W następstwie potężnego, podwodnego trzęsienia ziemi na Oceanie Atlantyckim 25 grudnia 2004 r. fale tsunami spustoszyły m.in. wybrzeża Indonezji, Sri Lanki oraz Tajlandii. Według oficjalnych danych zginęło ok. 230 tys. osób, jednak realną liczbę ofiar oceniano na ponad 300 tys. 6245 osób w Indonezji uznano za zaginione. Jedną z nich, był policjant Abrpip Asep z prowincji Aceh na Sumatrze.

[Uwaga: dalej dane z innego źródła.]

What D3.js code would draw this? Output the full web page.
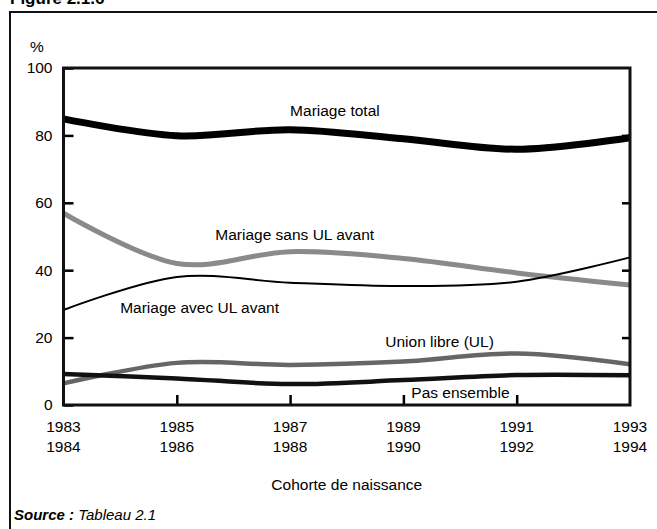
<!DOCTYPE html>
<html lang="fr">
<head>
<meta charset="utf-8">
<script src="https://cdn.jsdelivr.net/npm/d3@7"></script>
<style>
  html, body { margin: 0; padding: 0; background: #fff; }
  svg { display: block; font-family: "Liberation Sans", Arial, sans-serif; }
</style>
</head>
<body>
<div id="graphique"></div>
<script>
"use strict";

// données : cohortes de naissance (paires d'années)
var cohortes = [["1983", "1984"], ["1985", "1986"], ["1987", "1988"],
                ["1989", "1990"], ["1991", "1992"], ["1993", "1994"]];
var graduations = [0, 20, 40, 60, 80, 100];

var mariageTotal = [84.9, 79.9, 81.7, 79.0, 75.9, 79.3];
var mariageSansUL = [56.9, 42.0, 45.5, 43.5, 39.2, 35.6];
var mariageAvecUL = [28.2, 38.0, 36.3, 35.3, 36.6, 43.8];
var unionLibre = [6.4, 12.5, 11.9, 12.9, 15.3, 12.1];
var pasEnsemble = [9.2, 7.9, 6.2, 7.4, 8.9, 8.8];

var series = [
  { nom: "Mariage sans UL avant", valeurs: mariageSansUL, couleur: "#8a8a8a", epaisseur: 5 },
  { nom: "Mariage avec UL avant", valeurs: mariageAvecUL, couleur: "#000", epaisseur: 2 },
  { nom: "Union libre (UL)", valeurs: unionLibre, couleur: "#666", epaisseur: 4.5 },
  { nom: "Pas ensemble", valeurs: pasEnsemble, couleur: "#111", epaisseur: 4.5 },
  { nom: "Mariage total", valeurs: mariageTotal, couleur: "#000", epaisseur: 7 }
];

// étiquettes posées dans le repère des données (indice de cohorte, %)
var etiquettes = [
  { texte: "Mariage total", i: 2.0, v: 87.5 },
  { texte: "Mariage sans UL avant", i: 1.34, v: 50.7 },
  { texte: "Mariage avec UL avant", i: 0.5, v: 28.8 },
  { texte: "Union libre (UL)", i: 2.84, v: 18.8 },
  { texte: "Pas ensemble", i: 3.07, v: 3.6 }
];

var largeur = 657, hauteur = 529;
var marges = { top: 68, right: 27, bottom: 124, left: 63.5 };
var droite = largeur - marges.right, bas = hauteur - marges.bottom;

var svg = d3.select("#graphique").append("svg")
  .attr("width", largeur)
  .attr("height", hauteur)
  .attr("viewBox", "0 0 " + largeur + " " + hauteur);

var x = d3.scaleLinear().domain([0, cohortes.length - 1]).range([marges.left, droite]);
var y = d3.scaleLinear().domain([0, 100]).range([bas, marges.top]);

// titre (coupé en haut de page) et cadre extérieur
svg.append("text")
  .attr("x", 10).attr("y", 3.5)
  .attr("font-size", 17).attr("font-weight", "bold")
  .text("Figure 2.1.6");

svg.append("rect")
  .attr("x", 10).attr("y", 12)
  .attr("width", 660).attr("height", 540)
  .attr("fill", "none").attr("stroke", "#111").attr("stroke-width", 2);

// axes : on retire la police imposée par d3.axis
var nettoyer = g => g.attr("font-size", null).attr("font-family", null)
  .call(g => g.select(".domain").remove())
  .call(g => g.selectAll("line").attr("stroke", "#000").attr("stroke-width", 2.5))
  .call(g => g.selectAll("text").attr("fill", "#000"));

var gAxes = svg.append("g").attr("class", "axes").attr("font-size", 15.5);

gAxes.append("g")
  .attr("transform", "translate(" + marges.left + ",0)")
  .call(d3.axisLeft(y).tickValues(graduations).tickSize(-10).tickPadding(11))
  .call(nettoyer);

gAxes.append("g")
  .attr("transform", "translate(" + droite + ",0)")
  .call(d3.axisRight(y).tickValues(graduations.slice(1, -1)).tickSize(-8).tickFormat(""))
  .call(nettoyer);

gAxes.append("g")
  .attr("transform", "translate(0," + bas + ")")
  .call(d3.axisBottom(x).tickValues(d3.range(1, cohortes.length - 1)).tickSize(-10).tickFormat(""))
  .call(nettoyer);

// étiquettes de l'axe X sur deux lignes
var cadastre = gAxes.append("g").selectAll("text")
  .data(cohortes)
  .enter()
    .append("text")
    .attr("text-anchor", "middle")
    .attr("x", (d, i) => x(i));
cadastre.append("tspan").attr("y", bas + 27).text(d => d[0]);
cadastre.append("tspan").attr("x", (d, i) => x(i)).attr("y", bas + 47).text(d => d[1]);

gAxes.append("text")
  .attr("x", 30).attr("y", 52)
  .text("%");

gAxes.append("text")
  .attr("x", (marges.left + droite) / 2).attr("y", bas + 85)
  .attr("text-anchor", "middle")
  .text("Cohorte de naissance");

// les courbes lissées
var trace = d3.line()
  .x((d, i) => x(i))
  .y(d => y(d))
  .curve(d3.curveCatmullRom.alpha(0));

svg.append("g").attr("class", "courbes")
  .selectAll("path")
  .data(series)
  .enter()
    .append("path")
    .attr("d", d => trace(d.valeurs))
    .attr("fill", "none")
    .attr("stroke", d => d.couleur)
    .attr("stroke-width", d => d.epaisseur);

svg.append("g").attr("class", "etiquettes")
  .attr("font-size", 15.5)
  .selectAll("text")
  .data(etiquettes)
  .enter()
    .append("text")
    .attr("x", d => x(d.i))
    .attr("y", d => y(d.v))
    .attr("dy", "0.35em")
    .text(d => d.texte);

// cadre de la zone de tracé
svg.append("rect")
  .attr("x", marges.left).attr("y", marges.top)
  .attr("width", droite - marges.left).attr("height", bas - marges.top)
  .attr("fill", "none").attr("stroke", "#111").attr("stroke-width", 3);

// source
var source = svg.append("text")
  .attr("x", 14).attr("y", 520)
  .attr("font-size", 15)
  .attr("font-style", "italic");
source.append("tspan").attr("font-weight", "bold").text("Source :");
source.append("tspan").text(" Tableau 2.1");
</script>
</body>
</html>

ZOBACZ: Pacjent uznany za zmarłego "ożył". Prokuratura wszczęła śledztwo, NFZ prowadzi kontrolę
Przez lata rodzina mężczyzny była przekonana, że już nigdy go nie zobaczy. Jednak 16 lat później, policja znalazła mężczyznę podobnego do Asepa w szpitalu psychiatrycznym w tej samej miejscowości. Zarówno rodzina, jak i testy DNA potwierdziły, że to zaginiony przed laty funkcjonariusz.
17 lat bez żadnych wieści
W szpitalu poinformowano, że mężczyzna był pacjentem ośrodka od 2009 r. Został znaleziony przez wodza jednej z wiosek nieopodal miasta Banda Aceh. Asep miał błąkać się bez celu i nie pamiętać kim jest.
Thought dead after the 2004 tsunami, Abrip Asep has been found — alive https://t.co/cHjkL6YJ6b pic.twitter.com/b0p1Fw0OGD
— nzherald (@nzherald) March 19, 2021
O odnalezieniu mężczyzny zadecydował przypadek - jeden z policjantów z jednostki po latach porównał zdjęcie zaginionego do bazy zdjęć osób o nieustalonej tożsamości.
- Nie mogłem w to uwierzyć. 17 lat bez żadnych wieści, myśleliśmy, że nie żyje. Nie przypuszczaliśmy, że kiedykolwiek go znajdziemy - powiedział mediom jeden z bliskich mężczyzny.
Nie wiadomo co działo się z Asepem między 2004 a 2009 r. Policjanci i władze szpitala nie ujawniają też jaki jest jego stan psychiczny. Wiadomo, że w wyniku działania żywiołu doznał obrażeń głowy.